Feminism in Jewish Fables, Folkore, and Legend

Bridges Volume 15.1 is a special issue on “Fables, Folklore and Legend” and is packed with new feminist spins on some of the oldest and most timeless stories in Jewish literature.

The issue opens with Agi Legutko’s essay on dybbuk possession legends and the creativity let loose in their transformation by contemporary Jewish women writers in the novels of E. M. Broner, Francine Prose, Judith Katz, Pearl Abraham, and Ruth Knafo Setton. These stories of transmigrating souls are followed by stories of the soulless golem and Simone Yehuda’s modern fairy tale of a pregnant golem named Rasa who seeks a “soul voice.” As Yehuda does a riff on the connections between women’s ability/inability to give birth and the Talmudic statement, “A woman [before marriage or childbirth] is a golem,” Heather Mendel’s “Transforming Divinity, Transforming Ourselves” looks deeply into the Garden of Eden story to reveal Eve as representing the innate and necessary curiosity humans need to experience the miracle of life (www.dancinginthefootstepsofeve.com.

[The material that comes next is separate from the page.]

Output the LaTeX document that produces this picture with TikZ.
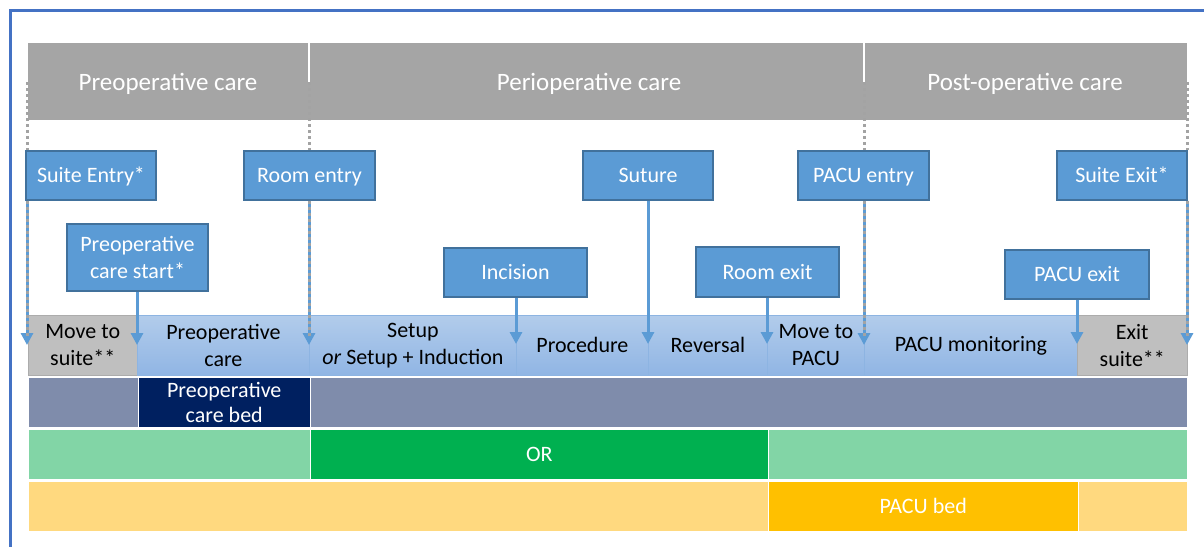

From Mendel’s teaching on the mythical Garden, readers move to Darlene Miller-Lanning’s essay on the artist Berenice D’Vorzon’s vibrantly painted divine “gardens” in nature and then to Henrietta Bensussen’s tour of very real gardens in Europe. Berenice Fisher’s family legend of her mother’s visit to a rose garden in Iraq, in 1930, is at the heart of her one women play about women’s agency in war and peace activism. Finally, the ability of folklore and legend to speak to each of us individually is powerfully represented in Zelda Kahan Newman’s short story about a raven visiting a synagogue on Yom Kippur.